La vie s'effluve

Publié le par la freniere

Le temps qui passe fait un horrible bruit. Les lendemains ne chantent pas, ils crient comme une bête à l'abattoir, une poulie qui grince, un coq de basse-cour à la gorge enrouée. Ouragans, tsunamis, tempêtes, tremblements de terre, la météo est de moins en moins à court de catastrophes. Des poches de pleurs pendent aux arbres tuméfiés, à leurs branches arthritiques. Les boulangers empoisonnent le pain et Monsato nourrit les hôpitaux. Bientôt les femmes gravides accoucheront de morts-vivants. Incapables de refréner notre insatiable soif de pouvoir, nous crèverons sur une montagne de rebuts. Sur une planète entière transformée en décharge, la mer n'est déjà plus qu'un égout collecteur. La vie grossit comme une tumeur dans la chair du monde, un virus, un cancer provoqué par les hommes. J'ai parfois honte de succomber à la comédie humaine, de me soumettre à la critique et aux regards des autres. Il faut mettre les points sur les poings et les jambes en Y. J'écris par plaisir, tout simplement, pour ne pas que la page du jour reste bréhaigne des mots que j'aime tant. Je me répète, je le sais. L'écriture est comme la musique, elle revient constamment sur ses thèmes. Elle brode et improvise avec l'alphabet. Le monde entier repose sur une poignée de lettres. Un stylo bouge dans ma main comme la branche de coudrier dont se sert un sourcier. Le crayon parfois s'avère une baguette magique.

Ce n'est pas la pluie qui invente la plante, mais elle l'aide à grandir. Sous l'averse qui tombe, l'eau nous monte à la bouche. L'air a un goût de fruité. Les gouttes éclatent comme des bulles de raisin. L'herbe se saoule de fraîcheur. On entend l'humus digérer les borborygmes du sous-sol, les insectes qui se mettent à l'abri. L'haleine de la terre se mêle à la bouche humide du vent. La vie s'effluve constamment, m'envaste, m'envahit. Dans la course du temps, en turbo géant ou petite cylindrée, il faut ajouter l'âme au cœur sous le capot, troquer l'essence pour l'huile à bras et l'esthétique pour l'éthique. Des enfants bombardés jouent encore au ballon, se pognent le cul dans les fonds de cour, sautent à la corde, à la marelle, à saute-mouton, mangent leur main et gardent l'autre pour demain, alors que d'autres n'en peuvent plus de vivre. Malgré les suicidés, les condamnés à mort, les consciences endormies, la terre fatiguée, perdre espoir n'est pas une option. À sa condamnation, Paul Rose n'a pas baissé les bras, il a levé le poing.

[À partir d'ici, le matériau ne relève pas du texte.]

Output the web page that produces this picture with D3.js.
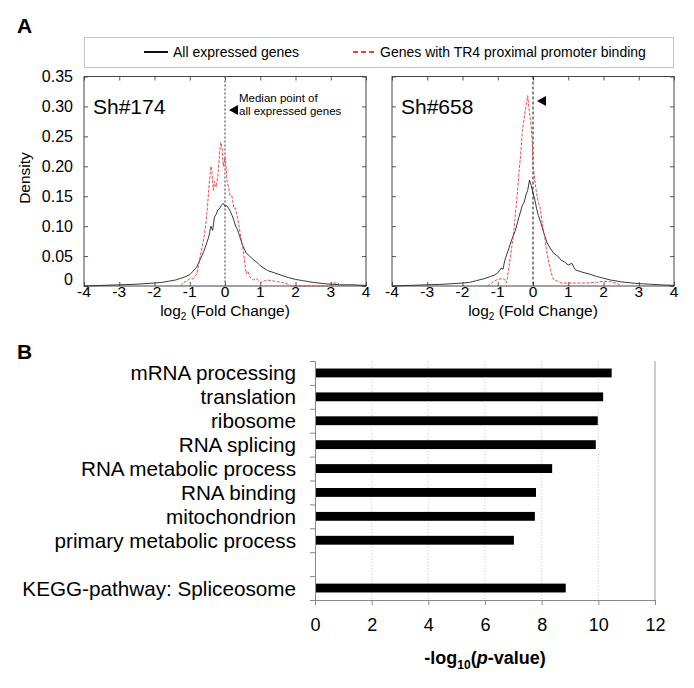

Des milliers de microbes habitent la goutte d'eau. Des millions d'acariens respirent dans le creux des tapis et le ventre des lits. Dans chaque muscle de vie, la mort est aux aguets. Couché sur le dos, je vois le ciel. À genoux sur le sol, je regarde la terre. Les arbres n'ont plus d'ombre. J'injecte à mes oreille une drogue musicale. Le printemps a une odeur de femme, de cyprine et d'ovaires. L'eau bouge au fond de moi. Le vent touche l'eau de ses doigts malhabiles et les vagues frissonnent. La mer moutonne. L'éclair entonne le tonnerre. Mille bouches d'égout retrouvent le sourire. Sur le point de pleurer, les saules se ravisent et se mettent à chanter. Les jambes nues des filles frétillent d'impatience. Les vieux amants s'enlacent. Toute la terre est en rut. Les graines éclatent gorgées de phéromones. Les premières fleurs éclosent. Les bêtes se font la cour, de l'orignal bandé au pipistrelle chantant, de la taupe alanguie aux œufs de ver à soie. On avait hâte d''être dehors. Il faudrait pour une fois apprendre à mieux aimer. Il faudrait vivre comme les arbres, solitaires dans la plaine, solidaires en forêt. Il ferait bon marcher sans les mensonges économiques, sans escompte ni pourcentage, sans échéance ni papier. L'art de penser autrement donne des ailes à ceux qui restent jeunes.